Norman Rockwell’s Homecoming of a U.S. Marine

Norman Rockwell’s Homecoming of a U.S. Marine

Let me begin by saying right off the bat that there is nothing wrong with the illustrations of Norman Rockwell. It’s just that he spoke for a different America, an America that was predominately small-town or even rural. His work belongs with the Judge Billy Priest stories of Irvin S. Cobb, silent films like King Vidor’s Tol’able David (1921), and the paintings of Thomas Hart Benton. Just about everybody you would be likely to meet on Main Street was White, Anglo-Saxon, and Protestant.

Then the Second World War happened, and people started to move around—a whole lot. African-Americans moved up to the industrial cities of the Northern U.S. Mexican farmers started streaming across the border to help bring in the crops.

And people like me started to pop up. When my kindergarten teacher, Mrs. Idell, first saw me in 1950 at Harvey Rice School in Cleveland, it was probably like a portent of the Apocalypse. My friend András and I didn’t speak a work of English. And although she taught at a public school in the heart of the largest Hungarian community outside the Peoples’ Republic of Hungary, she didn’t know a word of Magyar, nor did she feel she had to. When András and I started kicking her in the ankles, I am sure she felt like Joan of Arc among the Barbarian Hordes.

It was just the beginning. In addition to all the black and brown people who were showing up, including a large Puerto Rican neighborhood by Lorain, there were other strange people who came because we chose to fight wars all over the map in places where we had no more inkling of their culture than Mrs. Idell had of mine. I work in Tehrangeles, in a city that has a Thai Town, a Little Seoul, a Little Tokyo, and, of course, “East Los,” a.k.a. East Los Angeles. There are thousands of Armenians, Ethiopians, Hmong, Vietnamese, Arabs, and Chinese—to name just a few. Then, too, there was a whole new type of minority: gays, lesbians, trans-gender individuals.

For many Americans, the odd admixture of cultures leads to a terrible uncertainty. Many people who have been left behind in the “Heartland” feel that America doesn’t belong to them any more. Well it does, and it also belongs to the newcomers. They are or soon will be just as American as any of us. They may be slow to speak our lingo, but their kids’ll pick up on it quickly.

Of one thing I am sure: There is no point in trying to return to the America of Norman Rockwell.

There’s nothing wrong with uncertainty.

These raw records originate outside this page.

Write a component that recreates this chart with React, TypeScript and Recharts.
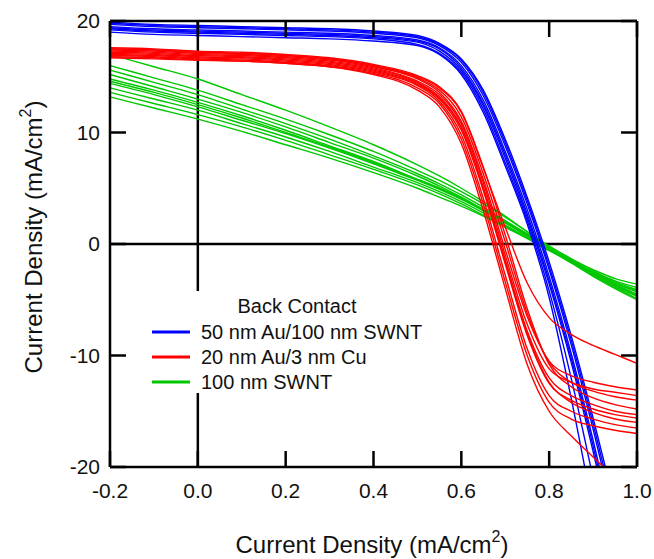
import { LineChart, Line, XAxis, YAxis, ReferenceLine, Legend } from 'recharts';

// bias voltage grid shared by every J-V sweep
const voltage = [-0.2, -0.1, 0, 0.1, 0.2, 0.3, 0.4, 0.5, 0.55, 0.6, 0.65, 0.7, 0.75, 0.8, 0.85, 0.9, 0.95, 1.0];

// 50 nm Au / 100 nm SWNT back contact (blue)
const auSwntCurves = [
  [19.9, 19.7, 19.6, 19.5, 19.4, 19.3, 19.1, 18.7, 18.0, 16.6, 13.8, 9.4, 4.2, -1.6, -8.2, -15.6, -23.5, -31.5],
  [19.7, 19.5, 19.4, 19.3, 19.2, 19.1, 18.9, 18.5, 17.8, 16.3, 13.3, 8.8, 3.6, -2.3, -9.0, -16.6, -24.8, -33],
  [19.5, 19.3, 19.2, 19.1, 19.0, 18.9, 18.7, 18.3, 17.6, 16.0, 12.9, 8.3, 3.1, -2.9, -9.8, -17.6, -26, -34.5],
  [19.3, 19.1, 19.0, 18.9, 18.8, 18.7, 18.5, 18.1, 17.3, 15.6, 12.4, 7.7, 2.4, -3.6, -10.6, -18.6, -27.2, -36],
  [19.0, 18.8, 18.7, 18.6, 18.5, 18.4, 18.2, 17.8, 17.0, 15.2, 11.8, 7.0, 1.8, -4.8, -13.8, -24.0, -35, -46],
  [19.8, 19.6, 19.5, 19.4, 19.3, 19.2, 19.0, 18.6, 17.9, 16.5, 13.6, 9.1, 3.9, -2.0, -8.6, -16.1, -24.2, -32.3],
  [19.4, 19.2, 19.1, 19.0, 18.9, 18.8, 18.6, 18.2, 17.5, 15.8, 12.6, 8.0, 2.7, -3.3, -10.2, -18.1, -26.6, -35.3],
  [19.2, 19.0, 18.9, 18.8, 18.7, 18.6, 18.4, 17.9, 17.1, 15.4, 12.1, 7.3, 2.1, -4.2, -12.0, -21.0, -30.5, -40],
];

// 20 nm Au / 3 nm Cu back contact (red)
const auCuCurves = [
  [17.5, 17.4, 17.2, 17.1, 16.9, 16.6, 16.0, 15.0, 14.0, 11.8, 6.8, 1.5, -3.5, -6.6, -8.1, -9.1, -9.9, -10.7],
  [17.4, 17.3, 17.1, 17.0, 16.8, 16.5, 15.9, 14.8, 13.6, 11.0, 5.8, -0.5, -6.5, -10.5, -11.8, -12.4, -12.8, -13.1],
  [17.3, 17.2, 17.0, 16.9, 16.7, 16.4, 15.8, 14.6, 13.4, 10.8, 5.5, -1.0, -7.2, -11.2, -12.4, -13.0, -13.3, -13.6],
  [17.6, 17.5, 17.3, 17.2, 17.0, 16.7, 16.1, 15.1, 14.1, 11.9, 6.9, 0.8, -5.8, -10.8, -12.8, -13.8, -14.4, -14.8],
  [17.2, 17.1, 16.9, 16.8, 16.6, 16.3, 15.7, 14.5, 13.2, 10.5, 5.1, -1.4, -7.8, -12.0, -13.6, -14.4, -15.0, -15.3],
  [17.0, 16.9, 16.7, 16.6, 16.4, 16.1, 15.5, 14.3, 13.0, 10.2, 4.8, -1.8, -8.2, -12.5, -14.0, -14.8, -15.3, -15.6],
  [17.1, 17.0, 16.8, 16.7, 16.5, 16.2, 15.6, 14.4, 13.1, 10.4, 5.0, -1.6, -8.0, -12.4, -14.2, -15.1, -15.7, -16.0],
  [16.9, 16.8, 16.6, 16.5, 16.3, 16.0, 15.4, 14.2, 12.8, 9.8, 4.1, -2.8, -9.4, -13.6, -15.0, -15.7, -16.2, -16.5],
  [16.7, 16.6, 16.5, 16.4, 16.2, 15.9, 15.3, 14.0, 12.6, 9.4, 3.6, -3.4, -10.0, -14.2, -15.7, -16.3, -16.7, -17.0],
  [16.8, 16.7, 16.5, 16.4, 16.2, 15.9, 15.2, 13.8, 12.3, 9.0, 3.0, -4.0, -10.8, -15.0, -17.2, -19.1, -21.0, -23.0],
  [17.5, 17.4, 17.2, 17.1, 16.9, 16.6, 16.0, 14.9, 13.8, 11.4, 6.3, 0.2, -6.2, -10.6, -12.4, -13.2, -13.7, -14.0],
];

// 100 nm SWNT back contact (green)
const swntCurves = [
  [17.0, 15.9, 14.8, 13.4, 12.0, 10.5, 8.9, 7.1, 6.1, 5.0, 3.8, 2.5, 1.1, -0.3, -1.6, -2.8, -3.9, -4.9],
  [16.0, 14.9, 13.8, 12.5, 11.2, 9.8, 8.3, 6.6, 5.7, 4.7, 3.6, 2.4, 1.1, -0.2, -1.4, -2.6, -3.6, -4.5],
  [15.6, 14.5, 13.4, 12.1, 10.8, 9.4, 7.9, 6.3, 5.4, 4.4, 3.3, 2.1, 0.9, -0.4, -1.6, -2.8, -3.8, -4.7],
  [15.2, 14.1, 13.0, 11.8, 10.5, 9.1, 7.7, 6.1, 5.2, 4.2, 3.1, 2.0, 0.8, -0.5, -1.7, -2.9, -4.0, -5.0],
  [14.8, 13.8, 12.7, 11.5, 10.2, 8.8, 7.4, 5.8, 5.0, 4.1, 3.0, 1.9, 0.7, -0.5, -1.6, -2.7, -3.7, -4.6],
  [14.4, 13.4, 12.3, 11.1, 9.9, 8.6, 7.2, 5.7, 4.9, 4.0, 3.0, 1.9, 0.8, -0.4, -1.5, -2.6, -3.5, -4.3],
  [14.0, 13.0, 12.0, 10.8, 9.6, 8.3, 6.9, 5.5, 4.7, 3.8, 2.8, 1.7, 0.6, -0.5, -1.6, -2.6, -3.5, -4.2],
  [13.6, 12.6, 11.6, 10.5, 9.3, 8.0, 6.7, 5.3, 4.5, 3.6, 2.6, 1.6, 0.5, -0.6, -1.6, -2.5, -3.3, -3.9],
  [13.2, 12.2, 11.2, 10.1, 8.9, 7.7, 6.4, 5.0, 4.2, 3.4, 2.5, 1.5, 0.5, -0.5, -1.4, -2.3, -3.1, -3.6],
  [14.6, 13.6, 12.5, 11.3, 10.0, 8.7, 7.3, 5.8, 5.0, 4.1, 3.1, 2.0, 0.9, -0.2, -1.3, -2.4, -3.4, -4.1],
];

const xTicks = [-0.2, 0, 0.2, 0.4, 0.6, 0.8, 1.0];
const yTicks = [-20, -10, 0, 10, 20];

const legendTitle = 'Back Contact';
const legendLabels = ['50 nm Au/100 nm SWNT', '20 nm Au/3 nm Cu', '100 nm SWNT'];

const BLUE = '#0000ff';
const RED = '#ff0000';
const GREEN = '#00c800';
const INK = '#111';
const FONT = '"Liberation Sans", Arial, sans-serif';

const legendColors = [BLUE, RED, GREEN];

// drawing order: green underneath, red on top
const groups = [
  { key: 'g', curves: swntCurves, color: GREEN },
  { key: 'b', curves: auSwntCurves, color: BLUE },
  { key: 'r', curves: auCuCurves, color: RED },
];

const rows = voltage.map((v, i) => {
  const row: Record<string, number> = { v };
  groups.forEach((g) => g.curves.forEach((c, j) => { row[`${g.key}${j}`] = c[i]; }));
  return row;
});

const XLabel = () => (
  <text x={372} y={553} textAnchor="middle" fontSize={24} fill={INK} fontFamily={FONT}>
    Current Density (mA/cm
    <tspan dy={-11} fontSize={16}>2</tspan>
    <tspan dy={11}>)</tspan>
  </text>
);

const YLabel = () => (
  <text x={42} y={237} transform="rotate(-90 42 237)" textAnchor="middle" fontSize={24} fill={INK} fontFamily={FONT}>
    Current Density (mA/cm
    <tspan dy={-11} fontSize={16}>2</tspan>
    <tspan dy={11}>)</tspan>
  </text>
);

const LegendBox = () => (
  <svg width={290} height={102} style={{ display: 'block', background: '#fff' }}>
    <text x={152} y={22} textAnchor="middle" fontSize={20} fill={INK} fontFamily={FONT}>
      {legendTitle}
    </text>
    {legendLabels.map((label, i) => (
      <g key={label}>
        <line x1={7} x2={45} y1={41 + i * 25} y2={41 + i * 25} stroke={legendColors[i]} strokeWidth={3} />
        <text x={56} y={48 + i * 25} fontSize={20} fill={INK} fontFamily={FONT}>
          {label}
        </text>
      </g>
    ))}
  </svg>
);

const tickStyle = { fontSize: 21, fill: INK, fontFamily: FONT };
const frame = { stroke: '#000', strokeWidth: 2.5 };
const blank = () => '';

export default function App() {
  return (
    <div style={{ position: 'absolute', left: 0, top: 0, background: '#fff' }}>
      <LineChart width={654} height={559} data={rows} margin={{ top: 20, right: 0, bottom: 0, left: 0 }}>
        <XAxis
          dataKey="v"
          type="number"
          domain={[-0.2, 1.0]}
          ticks={xTicks}
          interval={0}
          tickFormatter={(v: number) => v.toFixed(1)}
          tick={tickStyle}
          tickSize={-16}
          tickMargin={32}
          tickLine={frame}
          axisLine={frame}
          height={92}
          label={XLabel}
        />
        <XAxis
          xAxisId="top"
          orientation="top"
          dataKey="v"
          type="number"
          domain={[-0.2, 1.0]}
          ticks={xTicks}
          interval={0}
          tickFormatter={blank}
          tickSize={-16}
          tickLine={frame}
          axisLine={frame}
          height={1}
        />
        <YAxis
          type="number"
          domain={[-20, 20]}
          ticks={yTicks}
          interval={0}
          allowDataOverflow
          tick={tickStyle}
          tickSize={-16}
          tickMargin={26}
          tickLine={frame}
          axisLine={frame}
          width={110}
          label={YLabel}
        />
        <YAxis
          yAxisId="right"
          orientation="right"
          type="number"
          domain={[-20, 20]}
          ticks={yTicks}
          interval={0}
          allowDataOverflow
          tickFormatter={blank}
          tickSize={-16}
          tickLine={frame}
          axisLine={frame}
          width={17}
        />
        <ReferenceLine x={0} stroke="#000" strokeWidth={2.5} />
        <ReferenceLine y={0} stroke="#000" strokeWidth={2.5} />
        {groups.map((g) =>
          g.curves.map((_, j) => (
            <Line
              key={`${g.key}${j}`}
              dataKey={`${g.key}${j}`}
              type="monotone"
              stroke={g.color}
              strokeWidth={1.4}
              dot={false}
              activeDot={false}
              isAnimationActive={false}
            />
          ))
        )}
        <Legend
          layout="horizontal"
          verticalAlign="middle"
          align="center"
          content={LegendBox}
          wrapperStyle={{ left: 145, top: 291, width: 290, height: 102 }}
        />
      </LineChart>
    </div>
  );
}
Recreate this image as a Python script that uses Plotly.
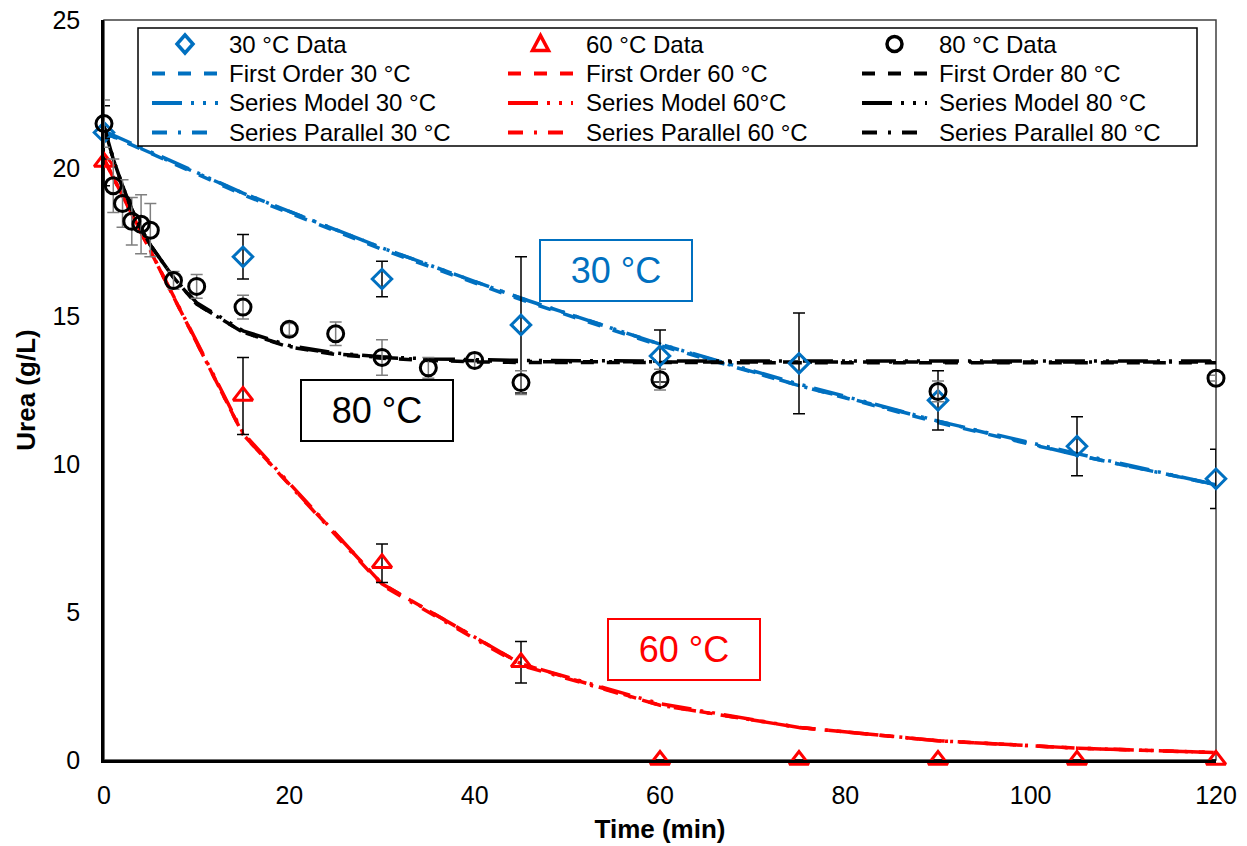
import plotly.graph_objects as go

# ---------------- data ----------------
t30 = [0, 15, 30, 45, 60, 75, 90, 105, 120]
u30 = [21.2, 17.0, 16.25, 14.7, 13.65, 13.4, 12.15, 10.6, 9.5]
e30 = [0.9, 0.75, 0.6, 2.3, 0.88, 1.7, 1.0, 1.0, 1.0]

t60 = [0, 15, 30, 45, 60, 75, 90, 105, 120]
u60 = [20.2, 12.3, 6.65, 3.3, 0, 0, 0, 0, 0]
e60 = [0.8, 1.3, 0.65, 0.7, 0, 0, 0, 0, 0]

t80 = [0, 1, 2, 3, 4, 5, 7.5, 10, 15, 20, 25, 30, 35, 40, 45, 60, 90, 120]
u80 = [21.5, 19.4, 18.8, 18.2, 18.1, 17.9, 16.2, 16.0, 15.3, 14.55, 14.4, 13.6,
       13.25, 13.5, 12.75, 12.85, 12.45, 12.9]
e80 = [0.8, 0.9, 0.8, 0.8, 1.0, 0.9, 0.3, 0.4, 0.4, 0.2, 0.4, 0.6,
       0.35, 0.25, 0.4, 0.35, 0.35, 0.1]

tm30 = [0, 15, 30, 45, 60, 75, 90, 105, 120]
fo30 = [21.2, 19.1, 17.25, 15.55, 14.0, 12.65, 11.4, 10.3, 9.3]
sm30 = [21.25, 19.15, 17.3, 15.6, 14.05, 12.7, 11.45, 10.35, 9.3]
sp30 = [21.2, 19.15, 17.3, 15.6, 14.05, 12.65, 11.45, 10.3, 9.3]

tm60 = [0, 15, 30, 45, 60, 75, 90, 105, 120]
fo60 = [20.3, 11.0, 5.95, 3.25, 1.85, 1.1, 0.65, 0.4, 0.25]
sm60 = [20.3, 11.05, 5.95, 3.25, 1.9, 1.1, 0.65, 0.4, 0.25]
sp60 = [20.3, 11.0, 5.9, 3.2, 1.85, 1.1, 0.65, 0.4, 0.25]

tm80 = [0, 1, 2, 3, 4, 5, 7.5, 10, 15, 20, 25, 30, 35, 40, 45, 60, 75, 90, 105, 120]
fo80 = [21.4, 20.3, 19.4, 18.6, 17.95, 17.4, 16.3, 15.4, 14.45, 13.95, 13.7,
        13.57, 13.5, 13.45, 13.43, 13.42, 13.42, 13.42, 13.42, 13.42]
sm80 = [21.4, 20.3, 19.4, 18.6, 17.95, 17.4, 16.3, 15.45, 14.5, 14.0, 13.75,
        13.62, 13.55, 13.52, 13.5, 13.48, 13.48, 13.48, 13.48, 13.48]
sp80 = [21.4, 20.3, 19.4, 18.6, 17.95, 17.4, 16.3, 15.4, 14.45, 13.97, 13.72,
        13.6, 13.52, 13.48, 13.46, 13.45, 13.45, 13.45, 13.45, 13.45]

labels_data = ["30 °C Data", "60 °C Data", "80 °C Data"]
labels_fo = ["First Order 30 °C", "First Order 60 °C", "First Order 80 °C"]
labels_sm = ["Series Model 30 °C", "Series Model 60°C", "Series Model 80 °C"]
labels_sp = ["Series Parallel 30 °C", "Series Parallel 60 °C", "Series Parallel 80 °C"]

# ---------------- style ----------------
BLUE = "#0070C0"
RED = "#FF0000"
BLACK = "#000000"
FONT = "Liberation Sans, Arial, sans-serif"
LW = 3.5
DASH_FO = "13px,13px"
DASH_SM = "30px,9px,3px,9px,3px,9px"
DASH_SP = "15px,11px,3px,11px"

W, H = 1247, 846
L, T = 104, 20
PW, PH = 1112, 740
R, B = W - L - PW, H - T - PH


def px_x(p):
    return (p - L) / PW


def px_y(p):
    return (T + PH - p) / PH


fig = go.Figure()

colors = [BLUE, RED, BLACK]
models = [(tm30, fo30, sm30, sp30), (tm60, fo60, sm60, sp60), (tm80, fo80, sm80, sp80)]
for i, (tm, fo, sm, sp) in enumerate(models):
    c = colors[i]
    for yy, nm, dd in ((fo, labels_fo[i], DASH_FO), (sm, labels_sm[i], DASH_SM),
                       (sp, labels_sp[i], DASH_SP)):
        fig.add_trace(go.Scatter(x=tm, y=yy, mode="lines", name=nm, showlegend=False,
                                 line=dict(color=c, width=LW, dash=dd)))

data_sets = [
    (t30, u30, e30, BLUE, "diamond-open", 15, "#000000"),
    (t60, u60, e60, RED, "triangle-up-open", 17, "#000000"),
    (t80, u80, e80, BLACK, "circle-open", 16, "#7F7F7F"),
]
for i, (t, u, e, c, sym, sz, ec) in enumerate(data_sets):
    fig.add_trace(go.Scatter(
        x=t, y=u, mode="markers", name=labels_data[i], showlegend=False,
        marker=dict(symbol=sym, size=sz, color=c, line=dict(color=c, width=3)),
        error_y=dict(type="data", array=e, visible=True, color=ec,
                     thickness=1.5, width=6),
        cliponaxis=False))

# text boxes
boxes = [("30 °C", 55.3, 16.55, BLUE), ("80 °C", 29.5, 11.8, BLACK), ("60 °C", 62.6, 3.75, RED)]
for txt, bx, by, c in boxes:
    fig.add_annotation(x=bx, y=by, xref="x", yref="y", text=txt, showarrow=False,
                       font=dict(family=FONT, size=36, color=c),
                       width=148, height=57, bordercolor=c, borderwidth=2,
                       borderpad=1, bgcolor="white")

# plot border (top/right)
fig.add_shape(type="rect", xref="paper", yref="paper", x0=0, y0=0, x1=1, y1=1,
              line=dict(color="#404040", width=1.5), layer="below")

# ---------------- legend (3 columns x 4 rows) ----------------
fig.add_shape(type="rect", xref="paper", yref="paper",
              x0=px_x(138), x1=px_x(1197), y0=px_y(146), y1=px_y(28),
              line=dict(color="black", width=1.5), fillcolor="white", layer="above")
rows_y = [44, 73.5, 103, 132.5]
col_line = [(152, 218), (508, 573), (862, 927)]
col_text = [227, 584, 937]
marker_paths = [
    "M 0,9 L 8,0 L 0,-9 L -8,0 Z",
    "M -8,-6.5 L 8,-6.5 L 0,8.5 Z",
    None,
]
for ci in range(3):
    c = colors[ci]
    xa, xb = col_line[ci]
    xm = (xa + xb) / 2
    if marker_paths[ci]:
        fig.add_shape(type="path", xref="paper", yref="paper",
                      xsizemode="pixel", ysizemode="pixel",
                      xanchor=px_x(xm), yanchor=px_y(rows_y[0]),
                      path=marker_paths[ci], line=dict(color=c, width=3.5),
                      fillcolor="rgba(0,0,0,0)", layer="above")
    else:
        fig.add_shape(type="circle", xref="paper", yref="paper",
                      xsizemode="pixel", ysizemode="pixel",
                      xanchor=px_x(xm), yanchor=px_y(rows_y[0]),
                      x0=-7.5, x1=7.5, y0=-7.5, y1=7.5,
                      line=dict(color=c, width=3.5), layer="above")
    for ri, dd in ((1, DASH_FO), (2, DASH_SM), (3, DASH_SP)):
        fig.add_shape(type="line", xref="paper", yref="paper",
                      x0=px_x(xa), x1=px_x(xb), y0=px_y(rows_y[ri]), y1=px_y(rows_y[ri]),
                      line=dict(color=c, width=4, dash=dd), layer="above")
    texts = [labels_data[ci], labels_fo[ci], labels_sm[ci], labels_sp[ci]]
    for ri, txt in enumerate(texts):
        fig.add_annotation(x=px_x(col_text[ci]), y=px_y(rows_y[ri]), xref="paper", yref="paper",
                           text=txt, showarrow=False, xanchor="left", yanchor="middle",
                           font=dict(family=FONT, size=24, color="black"))

fig.update_layout(
    width=W, height=H,
    margin=dict(l=L, r=R, t=T, b=B),
    paper_bgcolor="white", plot_bgcolor="white",
    font=dict(family=FONT, size=25, color="black"),
    showlegend=False,
    xaxis=dict(range=[0, 120], dtick=20, tick0=0, showgrid=False, zeroline=False,
               showline=True, linecolor="black", linewidth=2.5, ticks="",
               automargin=False, ticklabeloverflow="allow",
               tickfont=dict(size=25), ticklabelstandoff=11,
               title=dict(text="<b>Time (min)</b>", font=dict(size=26), standoff=13)),
    yaxis=dict(range=[0, 25], dtick=5, tick0=0, showgrid=False, zeroline=False,
               showline=True, linecolor="black", linewidth=2.5, ticks="",
               automargin=False, ticklabeloverflow="allow",
               tickfont=dict(size=25), ticklabelstandoff=16,
               title=dict(text="<b>Urea (g/L)</b>", font=dict(size=26), standoff=10)),
)

# remove the default 8px page margin so the figure sits at the window origin
fig.write_html("out.html", config={"displayModeBar": False},
               post_script="document.body.style.margin='0';document.body.style.overflow='hidden';")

There is, however, quite a bit wrong with false certitudes. Whatever happens, Norman Rockwell describes an America that is, for the most part, gone. Any attempt to force the Americans of today into a White, Anglo-Saxon, Protestant mold will fail, after causing a lot of hard feelings. Even I get pretty sick and tired of Evangelical posturing and the whole Anglo thing which is 0% of my own heritage. If I keep my mouth shut, I might be mistaken for a WASP; but I have no desire to parade around as one. I have no particular respect for WASPs. Their moment has come and gone. There are a whole lot of different people now.

I can live with that. In fact, I rather like it.